Lawrence, supra, 286 Ga. at 311-312 (3). Consequently, contrary to the majority’s conclusion, the agreement was “not subject to the dual attestation requirement of OCGA § 19-3-63.” Id. at 312 (3). I therefore respectfully dissent.2

*498Decided September 10, 2012. Miles W. Rich, for appellant. Meriwether & Tharp, Patrick L. Meriwether, Melissa A. Tracy, for appellee.

I am authorized to state that Justice Blackwell joins in this dissent.

Indeed, Husband’s agreement to pay for Wife’s post-divorce cost of living and her professional financial setbacks has nothing to do with him paying her for alleged “liquidated damages” incurred from her mental hardship from having remarried him.

I must also note that I am not entirely convinced by the majority’s implication that an agreement made in contemplation of divorce should necessarily or typically address issues of alimony or property distribution in order to qualify as an agreement made in contemplation of *498divorce.

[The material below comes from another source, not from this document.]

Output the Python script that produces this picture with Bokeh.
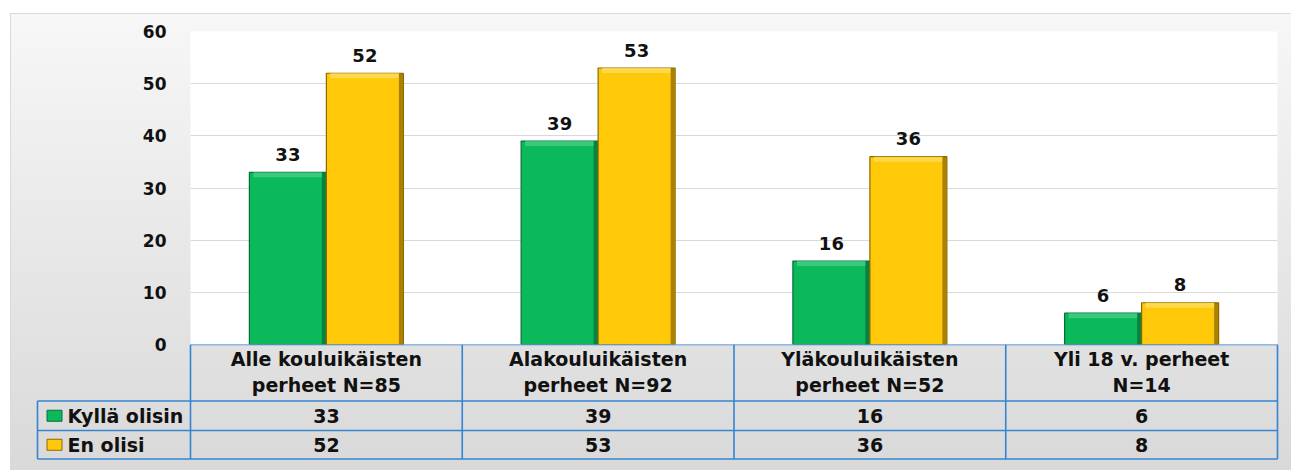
from bokeh.plotting import figure
from bokeh.models import FactorRange, Range1d, ColumnDataSource, FixedTicker, Column
from bokeh.transform import dodge
from bokeh.core.properties import value
from bokeh.embed import file_html
from bokeh.resources import INLINE

# ---- data ----
categories = ["Alle kouluikäisten\nperheet N=85", "Alakouluikäisten\nperheet N=92",
              "Yläkouluikäisten\nperheet N=52", "Yli 18 v. perheet\nN=14"]
series_names = ["Kyllä olisin", "En olisi"]
kylla = [33, 39, 16, 6]
en = [52, 53, 36, 8]
y_ticks = [0, 10, 20, 30, 40, 50, 60]

# ---- style ----
colors = ["#0BB85A", "#FFC90A"]
light_colors = ["#45CF83", "#FFDD5C"]
edge_colors = ["#05703A", "#8C6A00"]
grid_color = "#D9D9D9"
table_color = "#3584D2"
FONT = "DejaVu Sans"
W = 1291
PAD = 10
TOP_H = 344 + PAD
BOT_H = 126
FRAME_L = 190
FRAME_T = 31
FRAME_R = 14
NCAT = len(categories)
PX = (W - FRAME_L - FRAME_R) / NCAT
PY = (344 - FRAME_T) / (y_ticks[-1] - y_ticks[0])
BW = 77 / PX

# ---- chart ----
data = dict(cat=categories, kylla=kylla, en=en,
            kylla_t=[str(v) for v in kylla], en_t=[str(v) for v in en],
            kylla_b=[v - 5 / PY for v in kylla], en_b=[v - 5 / PY for v in en])
src = ColumnDataSource(data)

p = figure(x_range=FactorRange(factors=categories, range_padding=0),
           y_range=Range1d(y_ticks[0], y_ticks[-1]),
           width=W, height=TOP_H, output_backend="svg", toolbar_location=None,
           min_border_left=FRAME_L, min_border_right=FRAME_R, min_border_top=FRAME_T,
           min_border_bottom=PAD, x_axis_location=None)
p.frame_align = False
p.border_fill_alpha = 0
p.background_fill_color = "white"
p.outline_line_color = None
p.xgrid.visible = False
p.ygrid.grid_line_color = grid_color
p.ygrid.grid_line_width = 1
p.yaxis.ticker = FixedTicker(ticks=y_ticks)
p.yaxis.axis_line_color = None
p.yaxis.major_tick_line_color = None
p.yaxis.minor_tick_line_color = None
p.yaxis.major_tick_out = 0
p.yaxis.major_tick_in = 0
p.yaxis.major_label_standoff = 24
p.yaxis.major_label_text_font = FONT
p.yaxis.major_label_text_font_style = "bold"
p.yaxis.major_label_text_font_size = "17px"
p.yaxis.major_label_text_color = "#111111"

for i, (col, off) in enumerate([("kylla", -BW / 2), ("en", BW / 2)]):
    p.vbar(x=dodge("cat", off, range=p.x_range), top=col, width=BW, source=src,
           fill_color=colors[i], line_color=edge_colors[i], line_width=1.2)
    # bevel: light top strip and dark right edge
    p.vbar(x=dodge("cat", off, range=p.x_range), top=col, bottom=col + "_b",
           width=BW - 8 / PX, source=src, fill_color=light_colors[i], line_color=None,
           fill_alpha=0.8)
    p.vbar(x=dodge("cat", off + BW / 2 - 2.5 / PX, range=p.x_range), top=col, width=4 / PX,
           source=src, fill_color=edge_colors[i], line_color=None, fill_alpha=0.75)
    p.text(x=dodge("cat", off, range=p.x_range), y=col, text=col + "_t", source=src,
           text_align="center", text_baseline="alphabetic", y_offset=-18,
           text_font=value(FONT), text_font_style="bold", text_font_size="18px",
           text_color="#111111")

# ---- data table ----
t = figure(x_range=Range1d(-FRAME_L / PX, NCAT + FRAME_R / PX), y_range=Range1d(BOT_H, 0),
           width=W, height=BOT_H, min_border=0, min_border_left=0, min_border_right=0,
           min_border_top=0, min_border_bottom=0,
           x_axis_location=None, y_axis_location=None,
           output_backend="svg", toolbar_location=None,
           styles={"margin-top": f"-{PAD}px"})
t.frame_align = False
t.border_fill_alpha = 0
t.background_fill_alpha = 0
t.outline_line_color = None
t.xgrid.visible = False
t.ygrid.visible = False

LEFT = (37 - 190) / PX
ROW1, ROW2, BOTTOM = 56.5, 86.0, 114.5
hx0 = [0, LEFT, LEFT, LEFT]
hx1 = [NCAT] * 4
hy = [0, ROW1, ROW2, BOTTOM]
vx = list(range(NCAT + 1)) + [LEFT]
vy0 = [0] * (NCAT + 1) + [ROW1]
vy1 = [BOTTOM] * (NCAT + 2)
t.segment(x0=hx0, y0=hy, x1=hx1, y1=hy, line_color=table_color, line_width=1.6)
t.segment(x0=vx, y0=vy0, x1=vx, y1=vy1, line_color=table_color, line_width=1.6)

centers = [i + 0.5 for i in range(NCAT)]
txt = dict(text_font=value(FONT), text_font_style="bold", text_font_size="19px",
           text_color="#111111", text_baseline="middle")
t.text(x=centers, y=[27.8] * NCAT, text=categories, text_align="center",
       text_line_height=1.2, **txt)
t.text(x=centers, y=[(ROW1 + ROW2) / 2 + 0.5] * NCAT, text=[str(v) for v in kylla],
       text_align="center", **txt)
t.text(x=centers, y=[(ROW2 + BOTTOM) / 2 + 0.5] * NCAT, text=[str(v) for v in en],
       text_align="center", **txt)

leg_y = [(ROW1 + ROW2) / 2, (ROW2 + BOTTOM) / 2]
t.rect(x=[(54 - 190) / PX] * 2, y=leg_y, width=15, height=11, width_units="screen",
       height_units="screen", fill_color=colors, line_color=edge_colors, line_width=1)
t.text(x=[(67 - 190) / PX] * 2, y=[v + 0.5 for v in leg_y], text=series_names,
       text_align="left", **txt)

bg = ("linear-gradient(#DADADA,#DADADA) 10px 13px / 100% 1px no-repeat, "
      "linear-gradient(#DADADA,#DADADA) 10px 13px / 1px 100% no-repeat, "
      "linear-gradient(180deg, #F7F7F7 0%, #D8D8D8 100%) 10px 13px / 100% 100% no-repeat, "
      "#FFFFFF")
layout = Column(children=[p, t], spacing=0, styles={"background": bg})

open("out.html", "w").write(file_html(layout, INLINE))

Although this Court has routinely held that prenuptial agreements that do address such issues are agreements made in contemplation of divorce (see Dove, supra), that is clearly not the only type of agreement that could be made “in contemplation of divorce.” If one simply agreed, prior to one’s marriage, to pay his spouse a sum of money in the event that the parties divorced, that would ostensibly amount to an agreement made “in contemplation of divorce.” The reason for the payment would not make the agreement any less of an agreement made in contemplation of divorce. I do not believe that only agreements that address alimony or property division should be recognized as agreements “made in contemplation of divorce” under Georgia law.